The Battle of Salamis was a naval battle fought by the allied Greek city-states and the Persian Empire in September 480 BC between the island of Salamis and the mainland Greece (Wikipedia Contributors). Prior to the battle, Xerxes, ruler of Persia, had won battles in Artemisium, Thermopylae, and most notably, Athens, which he captured in September 480, as a part of the Greek Conquest. However, the Greeks, stationed at Salamis, remained close to the Athenian harbor, and thus were a strategic problem for the Perisans who hoped to be able to transport supplies to their army, which was moving to the Isthmus of Corinth (Lendering). The following map, which shows the Greco-Persian wars, indicates the location of Salamis, and its proximity to Athens.
Despite the successes of the Persians, the Greeks were persuaded by the Athenian general Themistocles to go battle at sea (Wikipedia Contributors). What was resulted was an overwhelming victory for the Greeks.

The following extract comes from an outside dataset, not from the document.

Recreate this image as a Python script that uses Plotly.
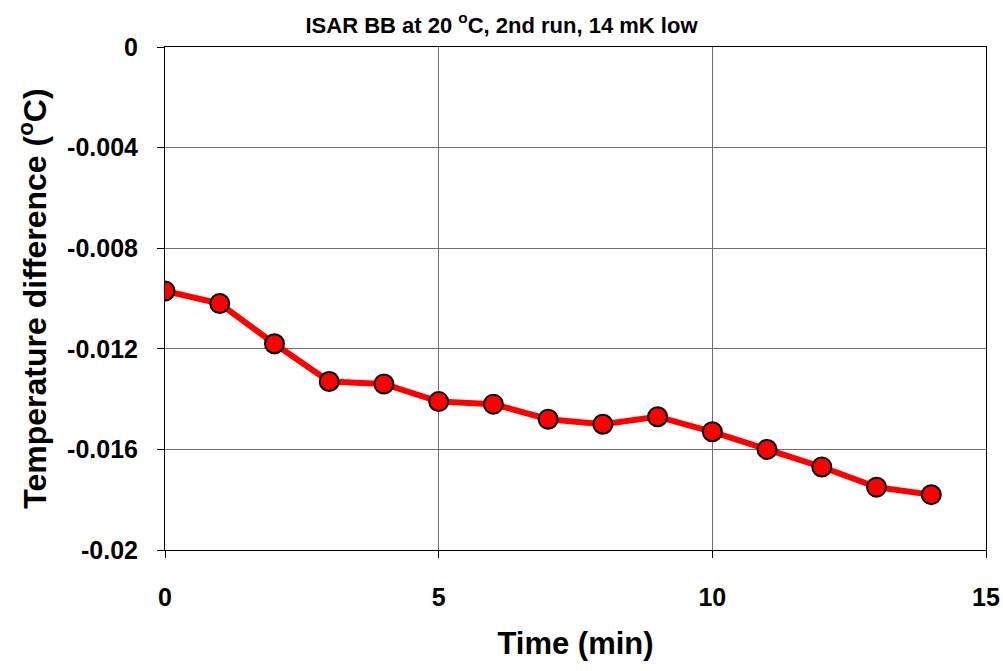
import plotly.graph_objects as go

time_min = [0, 1, 2, 3, 4, 5, 6, 7, 8, 9, 10, 11, 12, 13, 14]
temp_diff = [-0.0097, -0.0102, -0.0118, -0.0133, -0.0134, -0.0141, -0.0142,
             -0.0148, -0.0150, -0.0147, -0.0153, -0.0160, -0.0167, -0.0175, -0.0178]

x_ticks = [0, 5, 10, 15]
y_ticks = [0, -0.004, -0.008, -0.012, -0.016, -0.02]
y_tick_text = ["0", "-0.004", "-0.008", "-0.012", "-0.016", "-0.02"]

font_family = "Liberation Sans, Arial, sans-serif"

fig = go.Figure()
fig.add_trace(go.Scatter(
    x=time_min, y=temp_diff, mode="lines+markers",
    line=dict(color="#ff0000", width=6),
    marker=dict(size=19, color="#ff0000", line=dict(color="black", width=2)),
    showlegend=False,
))

fig.update_layout(
    width=1003, height=671,
    margin=dict(l=165, r=17, t=47, b=121),
    paper_bgcolor="white", plot_bgcolor="white",
    font=dict(family=font_family, color="black"),
    title=dict(text="<b>ISAR BB at 20 <sup>o</sup>C, 2nd run, 14 mK low</b>",
               x=0.5, xanchor="center", xref="container", y=0.963, yanchor="middle",
               font=dict(size=22, family=font_family, color="black")),
)

fig.update_xaxes(
    range=[0, 15], tickvals=x_ticks, ticktext=[f"<b>{v}</b>" for v in x_ticks],
    tickfont=dict(size=25, family=font_family, color="black"),
    ticks="outside", ticklen=7, tickcolor="black", ticklabelstandoff=18,
    ticklabeloverflow="allow",
    showgrid=True, gridcolor="#6e6e6e", gridwidth=1,
    showline=True, linecolor="black", linewidth=1, mirror=True,
    zeroline=False, automargin=False,
    title=dict(text="<b>Time (min)</b>", font=dict(size=31, family=font_family, color="black"),
               standoff=22),
)
fig.update_yaxes(
    range=[-0.02, 0], tickvals=y_ticks, ticktext=[f"<b>{t}</b>" for t in y_tick_text],
    tickfont=dict(size=25, family=font_family, color="black"),
    ticks="outside", ticklen=7, tickcolor="black", ticklabelstandoff=14,
    showgrid=True, gridcolor="#6e6e6e", gridwidth=1,
    showline=True, linecolor="black", linewidth=1, mirror=True,
    zeroline=False, automargin=False,
    title=dict(text="<b>Temperature difference (<sup>o</sup>C)</b>",
               font=dict(size=32, family=font_family, color="black"), standoff=10),
)

fig.write_html("out.html")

Herodotus describes the shockwaves such news meant to the Persian people, who first heard about the victory of Athens only to be quickly informed of the devastating loss near Salamis, “the first message had arrived at Susa while Xerxes was in possession of Athens, and the news so delighted the Persians who had stayed behind that they scattered myrtle on all the roads, burned incense, and gave themselves over to sacrifices and pleasure. The second message, following closely as it did on the first, so disturbed them that everyone tore their tunics to shreds, with endless crying and wailing, and placed the blame on Mardonius” (Herodotus, 642).
Following the defeat, Xerxes sought the counsel of Artemisia, who had previously given him war advice. She recommended that Xerxes abandon the campaign and leave it to be managed by Mardonius, whose reputation and honor was intertwined with the campaign. With Xerxes back in Asia, he could rule free from the failures of the campaign, should it continue to go poorly, but reap the benefits if Mardonius was successful. Xerxes followed this advice, leaving Mardonius to continue the campaign against the Greeks (Herodotus, 644).
While Xerxes gave Mardonius the pick of top soldiers to stay behind, the transition period stalled their military strategy and caused them to rest at a winter quarters. This gave the Greek armies time to regroup. While Mardonius continued the conquest the following year, with an insufficient number of soldiers and an energized opponent, he was unable to maintain momentum, and the campaign ended (Lendering).
The great victory at Salamis also shaped Greek thought. In his thoughts of the Battle of Salamis in regards to political theory, J. Peter Euben states that, “Salamis set the terms in which Athenians defined themselves as a people.” Additionally, J. Peter Euben went on to explain that while initially the battle was seen as the will of the Gods,, the Greeks came to view it as a product of their own collective strength. Thus, forming an understanding that “their power (as distinct from their material strength) and so their triumph, as emulating from democratic ethos” (Euben, 1986).
Ultimately, the victory of the Greeks at the Battle of Salamis turned the tide of the war, delaying Persian action, and giving the Greeks time to regain strength in their numbers and stopping Persian advances. Additionally, the victory at Salamis impacted Greek consciousness, giving the Greek people a sense of “people” and value in democratic ethos.
Euben, J. Peter. “The Battle of Salamis and the Origins of Political Theory.” Political Theory 14.3 (1986): 359-90. Web.
Herodotus. The Landmark Herodotus. Ed. Robert B. Strassler. Trans. Andrea L Purvis. New York: Pantheon Books, 2007. Print
Lendering, Jona. “Naval Battle of Salamis (480 BCE).” Livius.org. Livius, 17 July 2008. Web. 10 Feb. 2014. <http://www.livius.org/saa-san/salamis/battle.html>.
Map: Bibi Saint-Pol. “Map Greco-Persian Wars.” Map. Wikipedia. Captain Blood, 27 Feb. 2007. Web. 11 Feb. 2014.
Wikipedia contributors. “Battle of Salamis.” Wikipedia, The Free Encyclopedia. Wikipedia, The Free Encyclopedia, 11 March. 2005. Web. 10 Feb. 2014.